Ever since President-elect Barack Obama announced in his victory speech that his daughters would be taking a new puppy with them to the White House, interest in the subject of the First Pooch has exploded. Animal welfare websites bristle with advice on pet ownership and praise for Obama's pledge to search for a shelter dog.

Petfinder.com, citing Malia's allergies, blogged this week that its database included about 5,000 dogs of hypoallergenic breeds.

"We've called and e-mailed his transition team; I think we're approaching harassment," database co-founder Betsy Saul said, laughing. "I want to communicate the message loud and clear that I will personally help his family find the right dog."

Ed Boks, general manager of L.A.'s Animal Services Department, said he called the office of Antonio Villaraigosa in hopes that the mayor -- who's on Obama's economic task force, after all -- might "put in a good word for L.A.'s homeless dogs.
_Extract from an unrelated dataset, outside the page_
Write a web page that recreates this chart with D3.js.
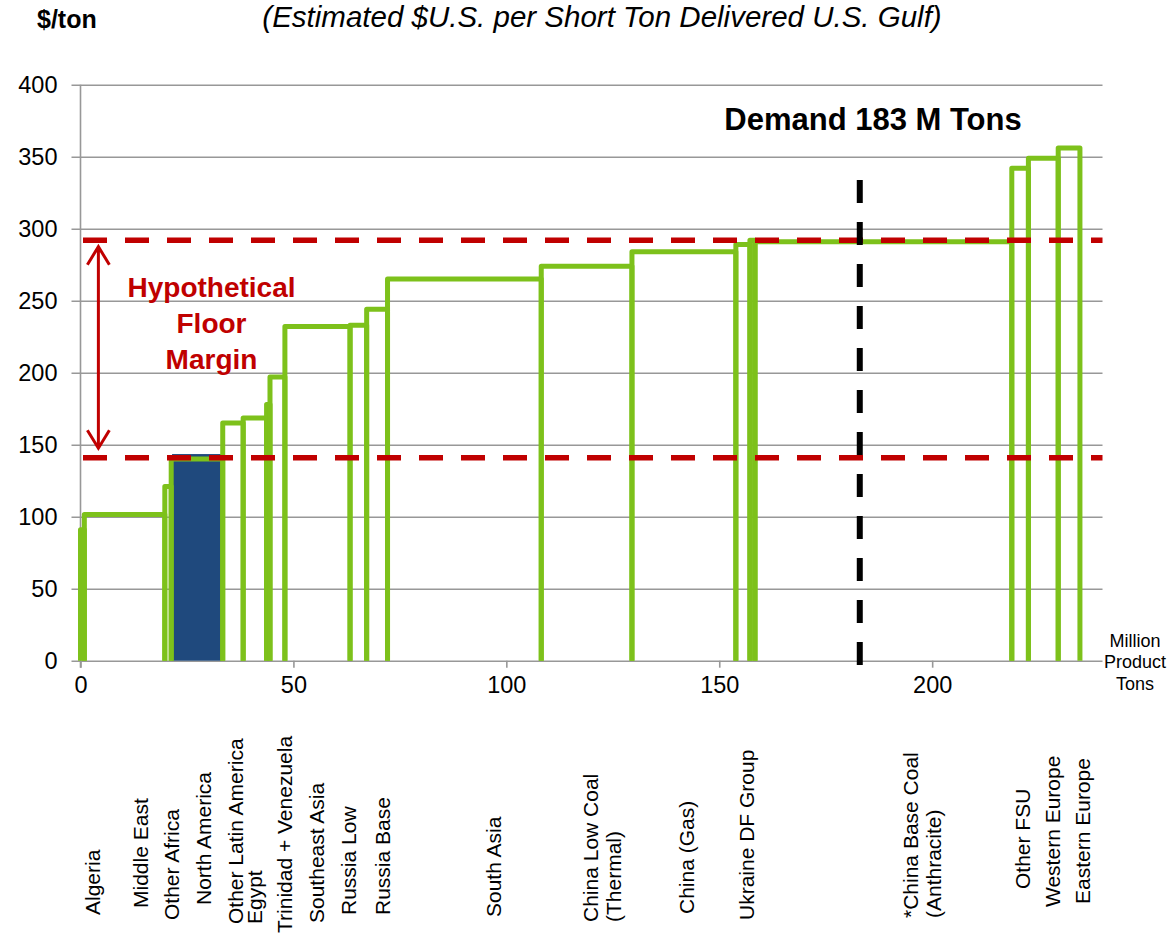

Our dogs would make the very best ambassadors to the White House."

But so would the bald and stark-looking Peruvian hairless dog -- at least according to the Friends of the Peruvian Hairless Dog Assn. "They do not cause any type of allergy and are very friendly and sweet," the group's director, Claudia Galvez, told a wire service reporter this week. Galvez sent a letter through diplomatic circles offering a male puppy.